— start Information shown —

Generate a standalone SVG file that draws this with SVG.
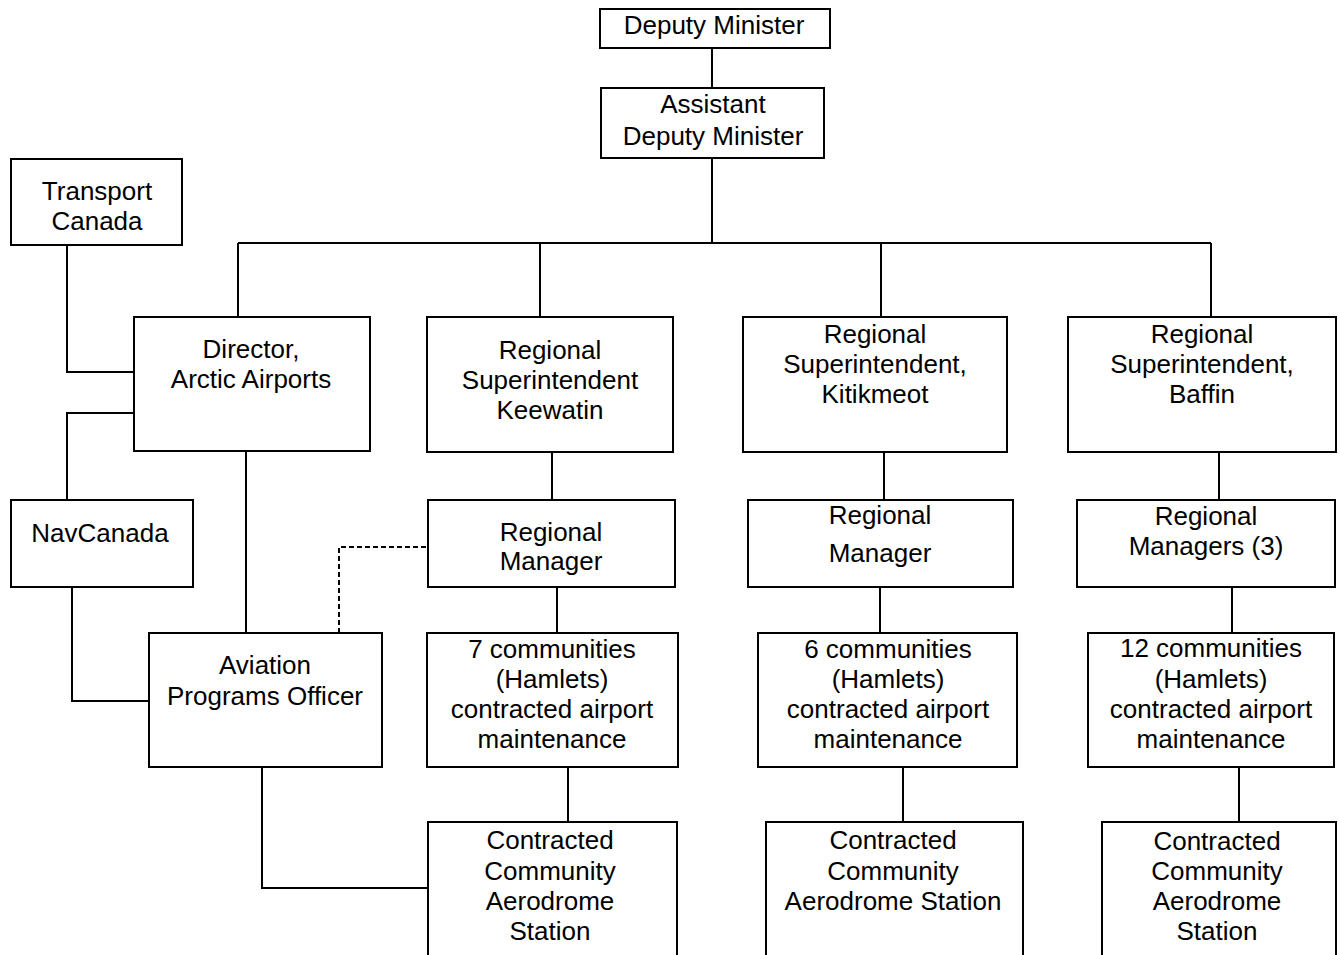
<svg xmlns="http://www.w3.org/2000/svg" width="1340" height="955" viewBox="0 0 1340 955">
<style>
rect{fill:#fff;stroke:#000;stroke-width:2}
text{font-family:"Liberation Sans",Arial,sans-serif;font-size:26px;fill:#000;text-anchor:middle}
.c path{fill:none;stroke:#000;stroke-width:2}
.c .d{stroke-dasharray:5 3}
</style>
<rect x="0" y="0" width="1340" height="955" style="stroke:none"/>
<g class="c" id="connectors">
<path d="M712,48V88"/>
<path d="M712,158V243"/>
<path d="M238,243H1211"/>
<path d="M238,243V317"/>
<path d="M540,243V317"/>
<path d="M881,243V317"/>
<path d="M1211,243V317"/>
<path d="M67,244V372H134"/>
<path d="M134,413H67V500"/>
<path d="M72,587V701H149"/>
<path d="M246,451V633"/>
<path class="d" d="M339,633V547H428"/>
<path d="M262,767V888H428"/>
<path d="M552,452V500"/>
<path d="M557,587V633"/>
<path d="M568,767V822"/>
<path d="M884,452V500"/>
<path d="M880,587V633"/>
<path d="M903,767V822"/>
<path d="M1219,452V500"/>
<path d="M1232,587V633"/>
<path d="M1239,767V822"/>
</g>
<g id="deputy-minister"><rect x="600" y="9" width="230" height="39"/><text x="714" y="34">Deputy Minister</text></g>
<g id="assistant-deputy-minister"><rect x="601" y="88" width="223" height="70"/><text x="713" y="113">Assistant</text><text x="713" y="145">Deputy Minister</text></g>
<g id="transport-canada"><rect x="11" y="159" width="171" height="86"/><text x="97" y="200">Transport</text><text x="97" y="230">Canada</text></g>
<g id="director"><rect x="134" y="317" width="236" height="134"/><text x="251" y="358">Director,</text><text x="251" y="388">Arctic Airports</text></g>
<g id="navcanada"><rect x="11" y="500" width="182" height="87"/><text x="100" y="542">NavCanada</text></g>
<g id="aviation-programs-officer"><rect x="149" y="633" width="233" height="134"/><text x="265" y="674">Aviation</text><text x="265" y="705">Programs Officer</text></g>
<g id="rs-keewatin"><rect x="427" y="317" width="246" height="135"/><text x="550" y="359">Regional</text><text x="550" y="389">Superintendent</text><text x="550" y="419">Keewatin</text></g>
<g id="rm-keewatin"><rect x="428" y="500" width="247" height="87"/><text x="551" y="541">Regional</text><text x="551" y="570">Manager</text></g>
<g id="comm-7"><rect x="427" y="633" width="251" height="134"/><text x="552" y="658">7 communities</text><text x="552" y="688">(Hamlets)</text><text x="552" y="718">contracted airport</text><text x="552" y="748">maintenance</text></g>
<g id="station-1"><rect x="428" y="822" width="249" height="140"/><text x="550" y="849">Contracted</text><text x="550" y="880">Community</text><text x="550" y="910">Aerodrome</text><text x="550" y="940">Station</text></g>
<g id="rs-kitikmeot"><rect x="743" y="317" width="264" height="135"/><text x="875" y="343">Regional</text><text x="875" y="373">Superintendent,</text><text x="875" y="403">Kitikmeot</text></g>
<g id="rm-kitikmeot"><rect x="748" y="500" width="265" height="87"/><text x="880" y="524">Regional</text><text x="880" y="562">Manager</text></g>
<g id="comm-6"><rect x="758" y="633" width="259" height="134"/><text x="888" y="658">6 communities</text><text x="888" y="688">(Hamlets)</text><text x="888" y="718">contracted airport</text><text x="888" y="748">maintenance</text></g>
<g id="station-2"><rect x="766" y="822" width="257" height="140"/><text x="893" y="849">Contracted</text><text x="893" y="880">Community</text><text x="893" y="910">Aerodrome Station</text></g>
<g id="rs-baffin"><rect x="1068" y="317" width="268" height="135"/><text x="1202" y="343">Regional</text><text x="1202" y="373">Superintendent,</text><text x="1202" y="403">Baffin</text></g>
<g id="rm-baffin"><rect x="1077" y="500" width="258" height="87"/><text x="1206" y="525">Regional</text><text x="1206" y="555">Managers (3)</text></g>
<g id="comm-12"><rect x="1088" y="633" width="246" height="134"/><text x="1211" y="657">12 communities</text><text x="1211" y="688">(Hamlets)</text><text x="1211" y="718">contracted airport</text><text x="1211" y="748">maintenance</text></g>
<g id="station-3"><rect x="1102" y="822" width="234" height="140"/><text x="1217" y="850">Contracted</text><text x="1217" y="880">Community</text><text x="1217" y="910">Aerodrome</text><text x="1217" y="940">Station</text></g>
</svg>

— end Information shown —

What is required -
Without the images, write out each line of the data verbatim.

Finished task -
Generate a standalone SVG file that draws this with SVG.
<svg xmlns="http://www.w3.org/2000/svg" width="1340" height="955" viewBox="0 0 1340 955">
<style>
rect{fill:#fff;stroke:#000;stroke-width:2}
text{font-family:"Liberation Sans",Arial,sans-serif;font-size:26px;fill:#000;text-anchor:middle}
.c path{fill:none;stroke:#000;stroke-width:2}
.c .d{stroke-dasharray:5 3}
</style>
<rect x="0" y="0" width="1340" height="955" style="stroke:none"/>
<g class="c" id="connectors">
<path d="M712,48V88"/>
<path d="M712,158V243"/>
<path d="M238,243H1211"/>
<path d="M238,243V317"/>
<path d="M540,243V317"/>
<path d="M881,243V317"/>
<path d="M1211,243V317"/>
<path d="M67,244V372H134"/>
<path d="M134,413H67V500"/>
<path d="M72,587V701H149"/>
<path d="M246,451V633"/>
<path class="d" d="M339,633V547H428"/>
<path d="M262,767V888H428"/>
<path d="M552,452V500"/>
<path d="M557,587V633"/>
<path d="M568,767V822"/>
<path d="M884,452V500"/>
<path d="M880,587V633"/>
<path d="M903,767V822"/>
<path d="M1219,452V500"/>
<path d="M1232,587V633"/>
<path d="M1239,767V822"/>
</g>
<g id="deputy-minister"><rect x="600" y="9" width="230" height="39"/><text x="714" y="34">Deputy Minister</text></g>
<g id="assistant-deputy-minister"><rect x="601" y="88" width="223" height="70"/><text x="713" y="113">Assistant</text><text x="713" y="145">Deputy Minister</text></g>
<g id="transport-canada"><rect x="11" y="159" width="171" height="86"/><text x="97" y="200">Transport</text><text x="97" y="230">Canada</text></g>
<g id="director"><rect x="134" y="317" width="236" height="134"/><text x="251" y="358">Director,</text><text x="251" y="388">Arctic Airports</text></g>
<g id="navcanada"><rect x="11" y="500" width="182" height="87"/><text x="100" y="542">NavCanada</text></g>
<g id="aviation-programs-officer"><rect x="149" y="633" width="233" height="134"/><text x="265" y="674">Aviation</text><text x="265" y="705">Programs Officer</text></g>
<g id="rs-keewatin"><rect x="427" y="317" width="246" height="135"/><text x="550" y="359">Regional</text><text x="550" y="389">Superintendent</text><text x="550" y="419">Keewatin</text></g>
<g id="rm-keewatin"><rect x="428" y="500" width="247" height="87"/><text x="551" y="541">Regional</text><text x="551" y="570">Manager</text></g>
<g id="comm-7"><rect x="427" y="633" width="251" height="134"/><text x="552" y="658">7 communities</text><text x="552" y="688">(Hamlets)</text><text x="552" y="718">contracted airport</text><text x="552" y="748">maintenance</text></g>
<g id="station-1"><rect x="428" y="822" width="249" height="140"/><text x="550" y="849">Contracted</text><text x="550" y="880">Community</text><text x="550" y="910">Aerodrome</text><text x="550" y="940">Station</text></g>
<g id="rs-kitikmeot"><rect x="743" y="317" width="264" height="135"/><text x="875" y="343">Regional</text><text x="875" y="373">Superintendent,</text><text x="875" y="403">Kitikmeot</text></g>
<g id="rm-kitikmeot"><rect x="748" y="500" width="265" height="87"/><text x="880" y="524">Regional</text><text x="880" y="562">Manager</text></g>
<g id="comm-6"><rect x="758" y="633" width="259" height="134"/><text x="888" y="658">6 communities</text><text x="888" y="688">(Hamlets)</text><text x="888" y="718">contracted airport</text><text x="888" y="748">maintenance</text></g>
<g id="station-2"><rect x="766" y="822" width="257" height="140"/><text x="893" y="849">Contracted</text><text x="893" y="880">Community</text><text x="893" y="910">Aerodrome Station</text></g>
<g id="rs-baffin"><rect x="1068" y="317" width="268" height="135"/><text x="1202" y="343">Regional</text><text x="1202" y="373">Superintendent,</text><text x="1202" y="403">Baffin</text></g>
<g id="rm-baffin"><rect x="1077" y="500" width="258" height="87"/><text x="1206" y="525">Regional</text><text x="1206" y="555">Managers (3)</text></g>
<g id="comm-12"><rect x="1088" y="633" width="246" height="134"/><text x="1211" y="657">12 communities</text><text x="1211" y="688">(Hamlets)</text><text x="1211" y="718">contracted airport</text><text x="1211" y="748">maintenance</text></g>
<g id="station-3"><rect x="1102" y="822" width="234" height="140"/><text x="1217" y="850">Contracted</text><text x="1217" y="880">Community</text><text x="1217" y="910">Aerodrome</text><text x="1217" y="940">Station</text></g>
</svg>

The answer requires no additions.